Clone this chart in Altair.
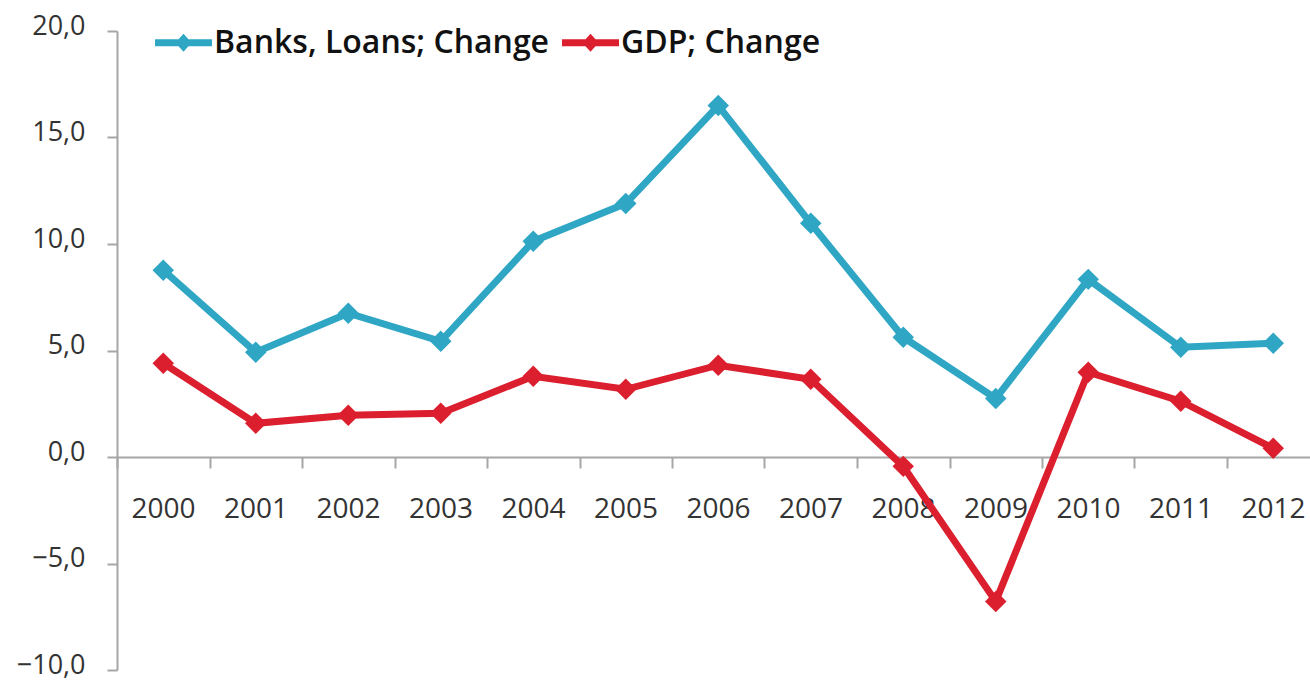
import altair as alt
import pandas as pd

years = list(range(2000, 2013))
banks_loans = [8.77, 4.92, 6.75, 5.43, 10.13, 11.9, 16.5, 10.97, 5.62, 2.75, 8.34, 5.15, 5.34]
gdp = [4.40, 1.58, 1.96, 2.05, 3.79, 3.18, 4.31, 3.65, -0.44, -6.78, 3.98, 2.62, 0.41]
series_names = ["Banks, Loans; Change", "GDP; Change"]
series_colors = ["#2fa6c4", "#dc1f2e"]

rows = []
for i, y in enumerate(years):
    rows.append({"pos": i + 0.5, "year": y, "series": series_names[0], "value": banks_loans[i]})
    rows.append({"pos": i + 0.5, "year": y, "series": series_names[1], "value": gdp[i]})
df = pd.DataFrame(rows)

W = 1193
H = 639
X_MAX = W / 92.5
Y_MIN, Y_MAX = -10, 20
zero_offset = -H * (0 - Y_MIN) / (Y_MAX - Y_MIN)

FONT = "Open Sans"
GREY = "#a6a6a6"

x_enc = alt.X(
    "pos:Q",
    scale=alt.Scale(domain=[0, X_MAX], nice=False, zero=False),
    axis=alt.Axis(
        values=list(range(0, 13)),
        labelExpr="datum.value + 2000",
        labelOffset=46,
        labelFont=FONT, labelFontSize=28, labelColor="#333333",
        labelBaseline="top", labelPadding=27,
        tickSize=11, tickColor=GREY, tickWidth=2,
        domainColor=GREY, domainWidth=2,
        grid=False, title=None, offset=zero_offset,
        labelFlush=False, labelOverlap=False,
    ),
)
y_enc = alt.Y(
    "value:Q",
    scale=alt.Scale(domain=[Y_MIN, Y_MAX], nice=False),
    axis=alt.Axis(
        values=[-10, -5, 0, 5, 10, 15, 20],
        labelExpr="replace(format(datum.value, '.1f'), '.', ',')",
        labelFont=FONT, labelFontSize=27, labelColor="#333333",
        labelPadding=22, labelOffset=-5,
        tickSize=10, tickColor=GREY, tickWidth=2,
        domainColor=GREY, domainWidth=2,
        grid=False, title=None,
    ),
)

sym_path = ("M-1,-0.12L-0.175,-0.12L0,-0.32L0.175,-0.12L1,-0.12L1,0.12"
            "L0.175,0.12L0,0.32L-0.175,0.12L-1,0.12Z")

color_scale = alt.Scale(domain=series_names, range=series_colors)

legend = alt.Legend(
    title=None, orient="none", direction="horizontal",
    legendX=38, legendY=-17,
    symbolType=sym_path, symbolSize=57 * 57, symbolStrokeWidth=0,
    symbolOpacity=1,
    labelFont=FONT, labelFontSize=32, labelFontWeight=600,
    labelColor="#111111", labelOffset=2, columnPadding=12,
    labelLimit=600, padding=0,
)

lines = alt.Chart(df).mark_line(strokeWidth=7).encode(
    x=x_enc, y=y_enc,
    color=alt.Color("series:N", scale=color_scale, legend=legend),
    order=alt.Order("pos:Q"),
)

points = alt.Chart(df).mark_point(shape="diamond", filled=True, size=460, opacity=1).encode(
    x=x_enc, y=y_enc,
    color=alt.Color("series:N", scale=color_scale, legend=legend),
)

chart = alt.layer(lines, points).properties(
    width=W, height=H,
    background="white",
    autosize=alt.AutoSizeParams(type="none"),
    padding={"left": 117, "top": 31, "right": 0, "bottom": 10},
).configure_view(
    strokeWidth=0, stroke=None
).configure_axis(grid=False)

chart.save("out.html", embed_options={"renderer": "svg", "actions": False})
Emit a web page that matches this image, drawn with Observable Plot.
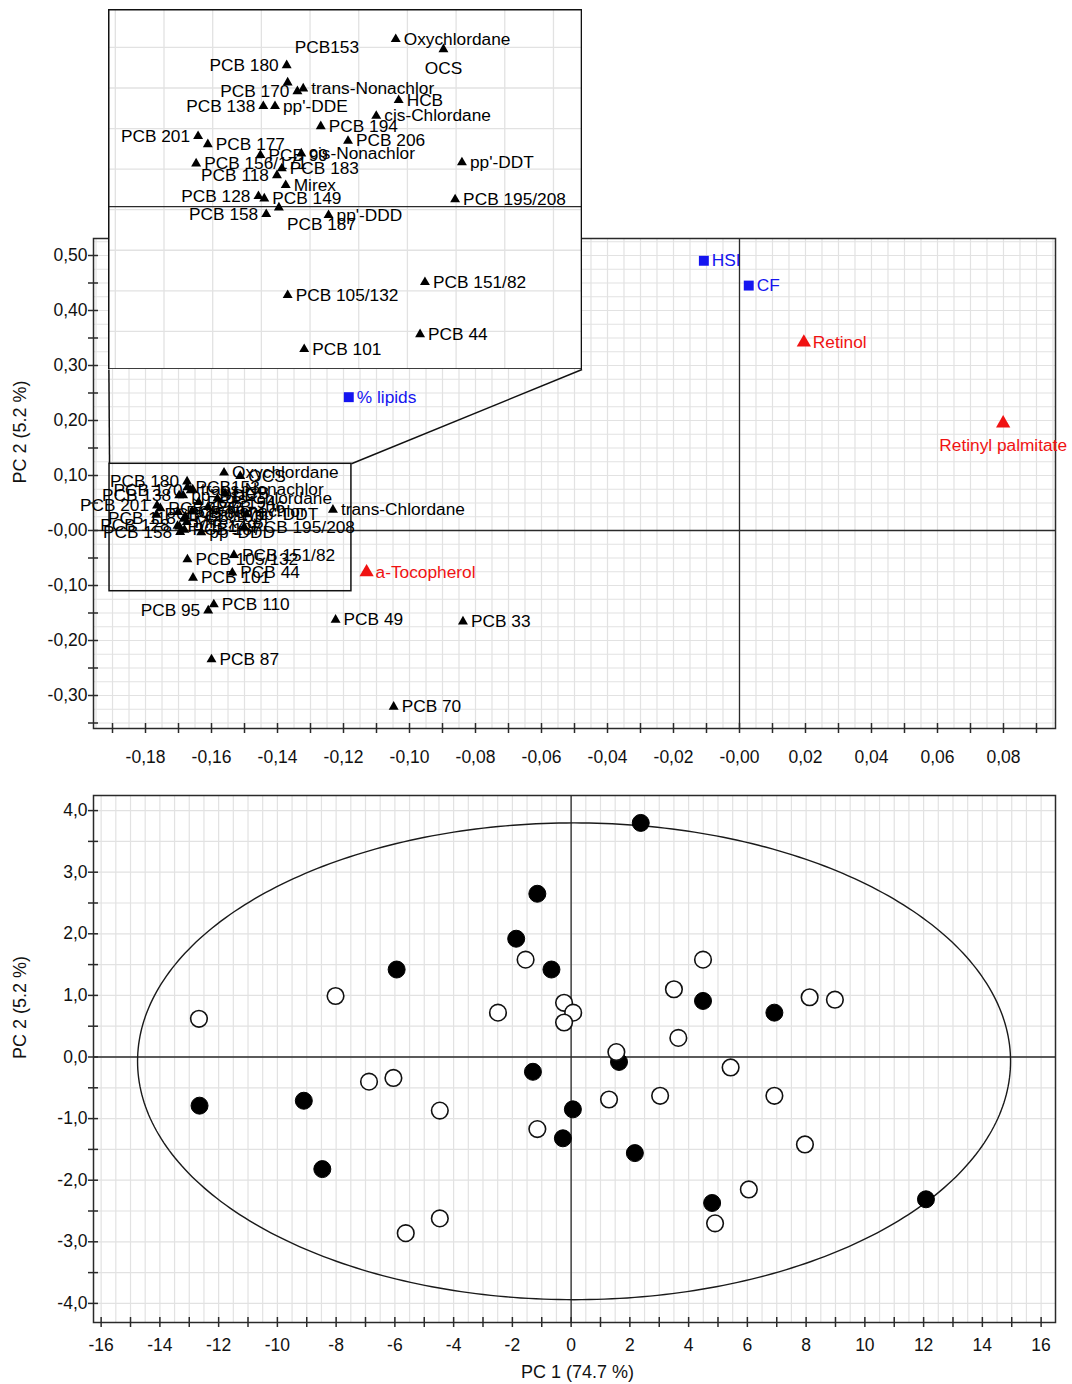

## WHAT TO DO
Skip the pictures and transcribe the rest of the records exactly.

## SOLUTION TO THIS PROBLEM
Clone this chart in Altair.
import altair as alt
import pandas as pd

years = list(range(2000, 2013))
banks_loans = [8.77, 4.92, 6.75, 5.43, 10.13, 11.9, 16.5, 10.97, 5.62, 2.75, 8.34, 5.15, 5.34]
gdp = [4.40, 1.58, 1.96, 2.05, 3.79, 3.18, 4.31, 3.65, -0.44, -6.78, 3.98, 2.62, 0.41]
series_names = ["Banks, Loans; Change", "GDP; Change"]
series_colors = ["#2fa6c4", "#dc1f2e"]

rows = []
for i, y in enumerate(years):
    rows.append({"pos": i + 0.5, "year": y, "series": series_names[0], "value": banks_loans[i]})
    rows.append({"pos": i + 0.5, "year": y, "series": series_names[1], "value": gdp[i]})
df = pd.DataFrame(rows)

W = 1193
H = 639
X_MAX = W / 92.5
Y_MIN, Y_MAX = -10, 20
zero_offset = -H * (0 - Y_MIN) / (Y_MAX - Y_MIN)

FONT = "Open Sans"
GREY = "#a6a6a6"

x_enc = alt.X(
    "pos:Q",
    scale=alt.Scale(domain=[0, X_MAX], nice=False, zero=False),
    axis=alt.Axis(
        values=list(range(0, 13)),
        labelExpr="datum.value + 2000",
        labelOffset=46,
        labelFont=FONT, labelFontSize=28, labelColor="#333333",
        labelBaseline="top", labelPadding=27,
        tickSize=11, tickColor=GREY, tickWidth=2,
        domainColor=GREY, domainWidth=2,
        grid=False, title=None, offset=zero_offset,
        labelFlush=False, labelOverlap=False,
    ),
)
y_enc = alt.Y(
    "value:Q",
    scale=alt.Scale(domain=[Y_MIN, Y_MAX], nice=False),
    axis=alt.Axis(
        values=[-10, -5, 0, 5, 10, 15, 20],
        labelExpr="replace(format(datum.value, '.1f'), '.', ',')",
        labelFont=FONT, labelFontSize=27, labelColor="#333333",
        labelPadding=22, labelOffset=-5,
        tickSize=10, tickColor=GREY, tickWidth=2,
        domainColor=GREY, domainWidth=2,
        grid=False, title=None,
    ),
)

sym_path = ("M-1,-0.12L-0.175,-0.12L0,-0.32L0.175,-0.12L1,-0.12L1,0.12"
            "L0.175,0.12L0,0.32L-0.175,0.12L-1,0.12Z")

color_scale = alt.Scale(domain=series_names, range=series_colors)

legend = alt.Legend(
    title=None, orient="none", direction="horizontal",
    legendX=38, legendY=-17,
    symbolType=sym_path, symbolSize=57 * 57, symbolStrokeWidth=0,
    symbolOpacity=1,
    labelFont=FONT, labelFontSize=32, labelFontWeight=600,
    labelColor="#111111", labelOffset=2, columnPadding=12,
    labelLimit=600, padding=0,
)

lines = alt.Chart(df).mark_line(strokeWidth=7).encode(
    x=x_enc, y=y_enc,
    color=alt.Color("series:N", scale=color_scale, legend=legend),
    order=alt.Order("pos:Q"),
)

points = alt.Chart(df).mark_point(shape="diamond", filled=True, size=460, opacity=1).encode(
    x=x_enc, y=y_enc,
    color=alt.Color("series:N", scale=color_scale, legend=legend),
)

chart = alt.layer(lines, points).properties(
    width=W, height=H,
    background="white",
    autosize=alt.AutoSizeParams(type="none"),
    padding={"left": 117, "top": 31, "right": 0, "bottom": 10},
).configure_view(
    strokeWidth=0, stroke=None
).configure_axis(grid=False)

chart.save("out.html", embed_options={"renderer": "svg", "actions": False})
Emit a web page that matches this image, drawn with Observable Plot.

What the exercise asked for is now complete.